Он взял кусок сыра и вложил его в изуродованные ревматизмом пальцы незнакомца. Пальцы, и без того скрюченные болезнью, сомкнулись на куске медленным движением, а их обладатель уселся на траву.
С неожиданным для меня изяществом манер Джейми представил мне этого человека: Алек Макмагон Макензи, конюший замка Леох.
Приземистый, одетый в кожаные штаны и грубую рубаху, конюший выглядел весьма уверенным в себе, и мне подумалось, что он в состоянии укротить самого непокорного жеребца. У Алека был только один глаз, второй закрыт черной повязкой, и как бы в возмещение этого изъяна брови у него, сросшиеся на переносице, седые, были необычайно густые, а волосы на них очень длинные и постоянно угрожающе двигались, напоминая усики-антенны некоторых насекомых.
Старина Алек (именно так обращался к нему Джейми — должно быть, потому, что надо было обозначить разницу между ним и моим гидом юным Алеком) небрежно кивнул мне и тотчас забыл о моем существовании, разделяя свое внимание между едой и наблюдением за тремя молодыми лошадками на лугу, которые яростно отмахивались хвостами от мух. Я скоро потеряла интерес к начавшейся долгой дискуссии о родословной нескольких несомненно выдающихся лошадей (не тех, что паслись на лугу), О подробностях разведения чистопородных отпрысков за последние несколько лет, а также о непостижимых для меня особенностях лошадиного телосложения — сухожилиях, холках, плечах и тому подобных чертах анатомии. Я замечала у лошади нос, хвост и уши, прочие тонкости были не для меня.
Откинувшись назад, я оперлась на локти и грелась на теплом солнышке. На удивление мирным казался этот день, все шло своим естественным и спокойным путем, без видимой связи с огорчениями и суетой человеческого существования. Быть может, такой вот мир обретаешь на воле, вдали от домов с их шумной толчеей. А может, мне так казалось после работы на огороде, где мной овладевало тихое чувство радости от прикосновения к растениям, удовлетворение оттого, что я помогаю им расти. Вероятно, сыграло свою умиротворяющую роль и то, что для меня нашлось дело, что я теперь не буду топтаться по замку неприкаянной и неуместной, словно клякса на пергаменте.
Несмотря на то что я не принимала участия в беседе на лошадиные темы, здесь, на лугу, я не чувствовала себя неприкаянной.

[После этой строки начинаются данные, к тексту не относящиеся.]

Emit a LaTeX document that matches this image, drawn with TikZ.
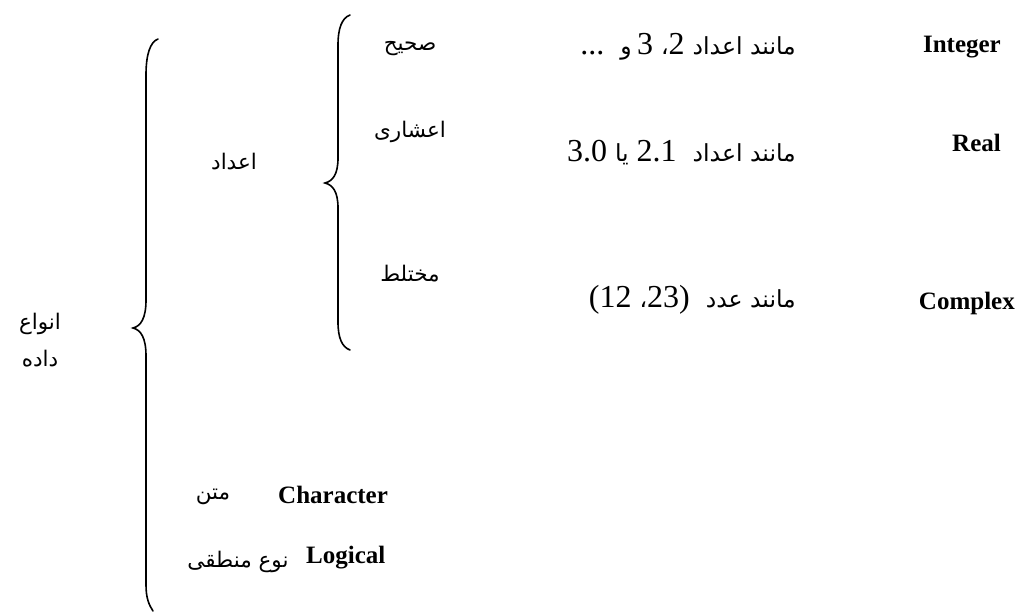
\documentclass[tikz,border=0pt]{standalone}
\usepackage{fontspec}
\setmainfont{Liberation Serif}
\newfontfamily\arfont[Script=Arabic]{DejaVu Sans}
\TeXXeTstate=1
\newcommand\fatxt[1]{{\fontsize{23.5}{27}\selectfont\arfont\beginR #1\endR}}
\begin{document}
\begin{tikzpicture}[x=1pt,y=-1pt,
  lat/.style={inner sep=0pt,font=\fontsize{25}{28}\selectfont\bfseries},
  per/.style={inner sep=0pt,font=\fontsize{21.5}{26}\selectfont\arfont},
  mix/.style={inner sep=0pt,font=\fontsize{32}{34}\selectfont},
  brace/.style={line width=1.6pt,line cap=round}]
\useasboundingbox (0,0) rectangle (1024,611);
% big brace
\draw[brace] (158,39) .. controls (150,42) and (146,55) .. (146,75) -- (146,300)
  .. controls (146,318) and (141,326) .. (133,328)
  .. controls (141,330) and (146,338) .. (146,356) -- (146,585)
  .. controls (146,598) and (149,605) .. (153,611);
% small brace
\draw[brace] (350,15) .. controls (342,18) and (338,28) .. (338,45) -- (338,158)
  .. controls (338,174) and (333,181) .. (325,183)
  .. controls (333,185) and (338,192) .. (338,208) -- (338,322)
  .. controls (338,338) and (342,347) .. (350,350);
% left labels
\node[per] (anva) at (40,324) {\beginR انواع\endR};
\node[per] (dade) at (40,359) {\beginR داده\endR};
\node[per] (adad) at (234,162) {\beginR اعداد\endR};
% middle column
\node[per] (sahih) at (410,49) {\beginR صحیح\endR};
\node[per] (ashari) at (410,132) {\beginR اعشاری\endR};
\node[per] (mokh) at (410,274) {\beginR مختلط\endR};
% examples (visual left-to-right order)
\node[mix,anchor=east] (ex1) at (796,47) {...\ \ \fatxt{و}\,3 \fatxt{،}2\ \fatxt{مانند اعداد}};
\node[mix,anchor=east] (ex2) at (796,153) {3.0 \fatxt{یا} 2.1\ \ \fatxt{مانند اعداد}};
\node[mix,anchor=east] (ex3) at (796,300) {(12 \fatxt{،}23)\ \ \fatxt{مانند عدد}};
% english names
\node[lat,anchor=east] (int) at (1001,47) {Integer};
\node[lat,anchor=east] (real) at (1001,143) {Real};
\node[lat,anchor=east] (cplx) at (1015,303) {Complex};
% bottom rows
\node[per] (matn) at (213,497) {\beginR متن\endR};
\node[lat,anchor=west] (char) at (278,495) {Character};
\node[per] (mant) at (238,562) {\beginR نوع منطقی\endR};
\node[lat,anchor=west] (logi) at (306,558) {Logical};
\end{tikzpicture}
\end{document}
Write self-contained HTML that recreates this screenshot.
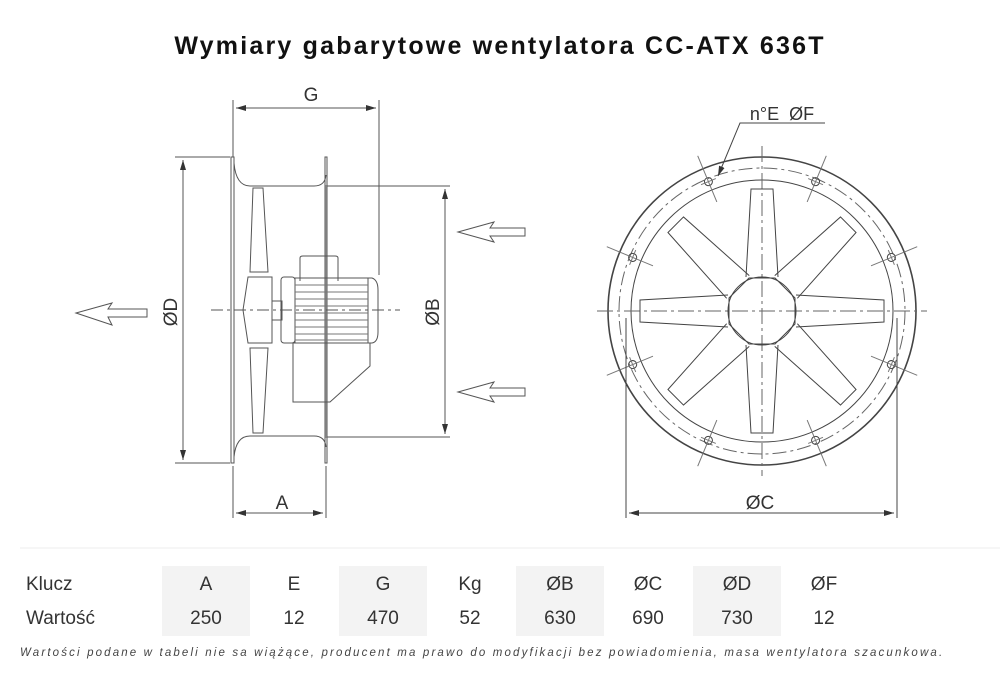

Старина Алек воспринимал меня как некую деталь общего ландшафта, а Джей-ми, который иногда бросал на меня беглый взгляд, тоже не обращал на меня внимания, особенно после того, как они перешли на гэльский язык, на его скользящие ритмы, — верный признак того, что шотландец эмоционально переключился на сугубо личный разговор. Я, разумеется, ничего не понимала, и их речи успокаивали меня, как успокаивает жужжание пчел над цветущим вереском. Удивительно умиротворенная и к тому же сонная, я отбросила прочь все мысли о подозрениях Колама, о моем двусмысленном и затруднительном положении и прочих неприятных вещах. «Довольно для каждого дня своей заботы», — всплыла уже в полусне из каких-то закоулков памяти строка из Евангелия.
Некоторое время спустя я пробудилась — то ли потому, что на солнце набежало облачко и потянуло холодом, то ли оттого, что изменился тон разговора мужчин. Они снова перешли на английский и говорили о чем-то очень серьезном, совсем не так, как болтали о лошадях.
— До собрания осталась всего неделя, — произнес Алек. — Ты, паренек, уже решил, что будешь делать?